[start]
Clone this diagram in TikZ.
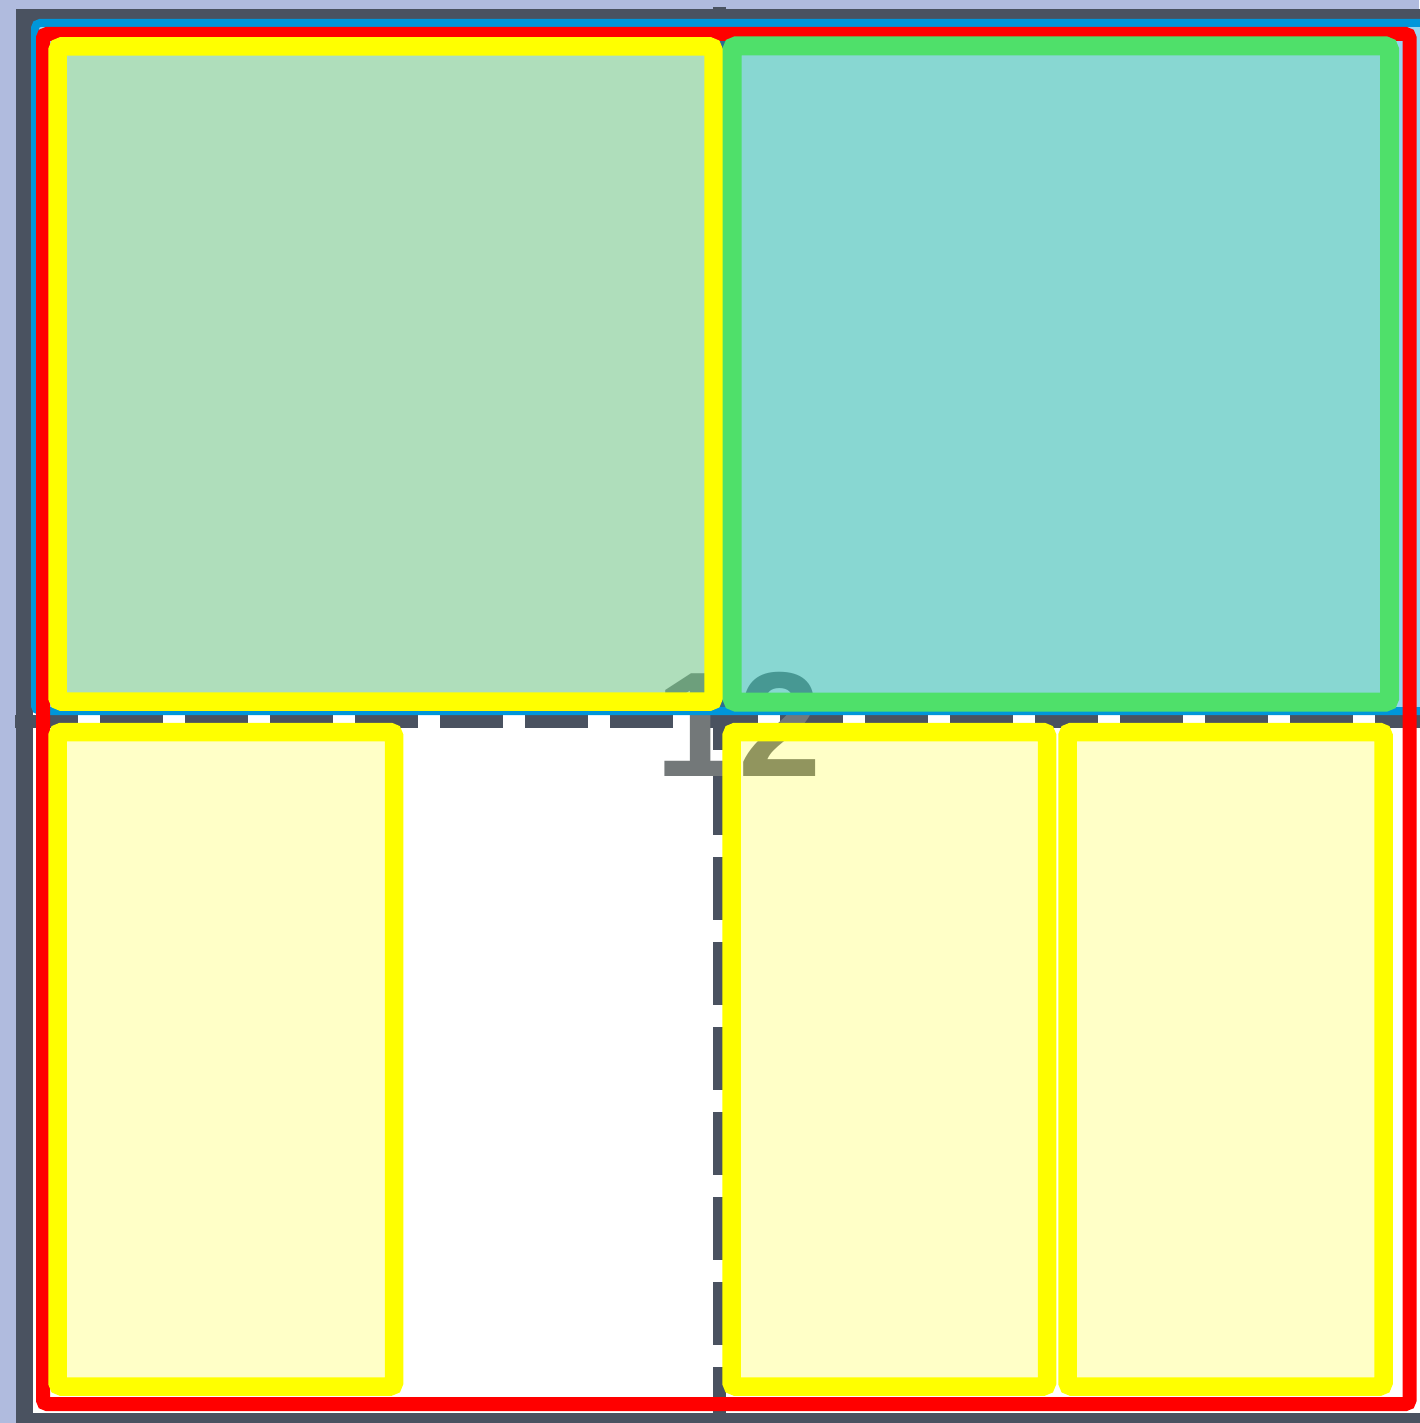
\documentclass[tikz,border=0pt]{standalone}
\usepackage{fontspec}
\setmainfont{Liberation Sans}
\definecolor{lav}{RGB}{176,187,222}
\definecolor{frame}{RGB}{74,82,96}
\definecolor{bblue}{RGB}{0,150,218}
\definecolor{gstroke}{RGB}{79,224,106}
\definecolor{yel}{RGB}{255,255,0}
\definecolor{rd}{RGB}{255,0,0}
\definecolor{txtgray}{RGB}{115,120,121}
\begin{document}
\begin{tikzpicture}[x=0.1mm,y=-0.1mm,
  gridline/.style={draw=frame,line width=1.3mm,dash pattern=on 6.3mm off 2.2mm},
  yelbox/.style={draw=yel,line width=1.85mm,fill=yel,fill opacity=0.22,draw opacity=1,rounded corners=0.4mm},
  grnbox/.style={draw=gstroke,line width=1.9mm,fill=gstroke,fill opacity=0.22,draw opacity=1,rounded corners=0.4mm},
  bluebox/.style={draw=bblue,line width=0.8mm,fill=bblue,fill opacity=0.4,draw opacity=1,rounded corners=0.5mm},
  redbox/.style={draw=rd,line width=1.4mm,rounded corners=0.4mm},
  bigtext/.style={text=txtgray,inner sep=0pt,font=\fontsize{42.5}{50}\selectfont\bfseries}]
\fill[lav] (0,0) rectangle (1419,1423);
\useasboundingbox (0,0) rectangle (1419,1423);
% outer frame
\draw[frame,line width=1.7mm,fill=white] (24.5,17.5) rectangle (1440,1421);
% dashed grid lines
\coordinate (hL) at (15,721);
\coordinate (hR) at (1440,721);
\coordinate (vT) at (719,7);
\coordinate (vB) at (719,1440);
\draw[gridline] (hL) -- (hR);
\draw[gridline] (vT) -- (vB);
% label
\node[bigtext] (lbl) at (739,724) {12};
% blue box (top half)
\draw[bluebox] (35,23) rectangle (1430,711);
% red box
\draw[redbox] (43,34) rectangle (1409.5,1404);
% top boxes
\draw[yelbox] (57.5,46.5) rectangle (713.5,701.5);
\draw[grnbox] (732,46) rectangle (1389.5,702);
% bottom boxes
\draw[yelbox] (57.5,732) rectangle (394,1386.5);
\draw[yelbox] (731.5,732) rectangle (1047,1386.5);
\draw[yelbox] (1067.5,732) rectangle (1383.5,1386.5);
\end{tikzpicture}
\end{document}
[end]
[start]
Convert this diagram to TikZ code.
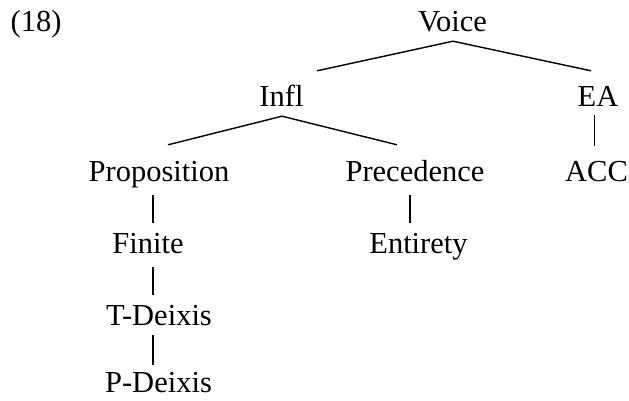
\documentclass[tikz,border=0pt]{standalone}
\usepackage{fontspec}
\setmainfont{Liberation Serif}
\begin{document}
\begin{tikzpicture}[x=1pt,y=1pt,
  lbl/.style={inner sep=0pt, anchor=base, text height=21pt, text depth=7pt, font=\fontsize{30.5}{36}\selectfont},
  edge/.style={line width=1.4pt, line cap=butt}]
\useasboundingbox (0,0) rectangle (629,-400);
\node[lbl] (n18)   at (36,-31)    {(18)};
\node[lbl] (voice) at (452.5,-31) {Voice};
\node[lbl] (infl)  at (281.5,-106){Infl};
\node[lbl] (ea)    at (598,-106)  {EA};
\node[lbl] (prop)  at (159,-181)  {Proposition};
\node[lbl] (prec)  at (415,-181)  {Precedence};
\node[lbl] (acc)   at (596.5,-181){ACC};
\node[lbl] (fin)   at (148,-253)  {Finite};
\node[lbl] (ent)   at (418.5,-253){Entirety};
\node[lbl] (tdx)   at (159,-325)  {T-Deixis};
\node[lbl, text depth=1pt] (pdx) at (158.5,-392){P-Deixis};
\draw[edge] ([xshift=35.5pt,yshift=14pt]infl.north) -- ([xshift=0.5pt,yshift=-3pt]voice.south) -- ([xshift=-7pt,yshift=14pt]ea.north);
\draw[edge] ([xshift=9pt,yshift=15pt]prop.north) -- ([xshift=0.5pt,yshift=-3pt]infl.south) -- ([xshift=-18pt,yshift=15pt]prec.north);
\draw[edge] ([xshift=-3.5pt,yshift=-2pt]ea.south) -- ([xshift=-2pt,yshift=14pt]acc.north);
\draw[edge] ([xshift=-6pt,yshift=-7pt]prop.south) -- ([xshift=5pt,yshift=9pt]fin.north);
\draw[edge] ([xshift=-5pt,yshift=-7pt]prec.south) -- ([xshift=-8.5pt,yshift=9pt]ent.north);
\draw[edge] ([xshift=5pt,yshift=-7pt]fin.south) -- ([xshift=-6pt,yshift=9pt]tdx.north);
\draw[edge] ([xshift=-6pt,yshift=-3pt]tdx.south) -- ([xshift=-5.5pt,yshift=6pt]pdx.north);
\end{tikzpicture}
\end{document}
[end]
[start]
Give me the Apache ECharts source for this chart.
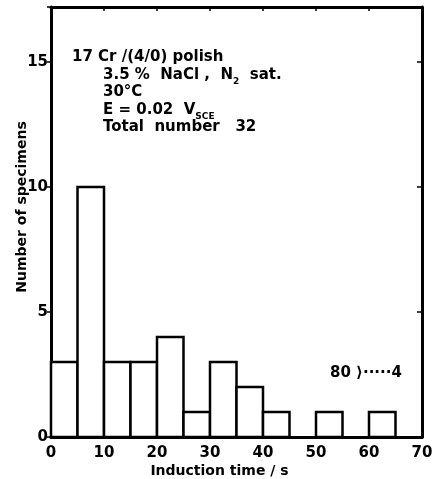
[end]
### EXERCISE TASK
List all lines from the entries that include the word "diagram".

### ANSWER TO THE EXERCISE
Clone this diagram in TikZ.
Convert this diagram to TikZ code.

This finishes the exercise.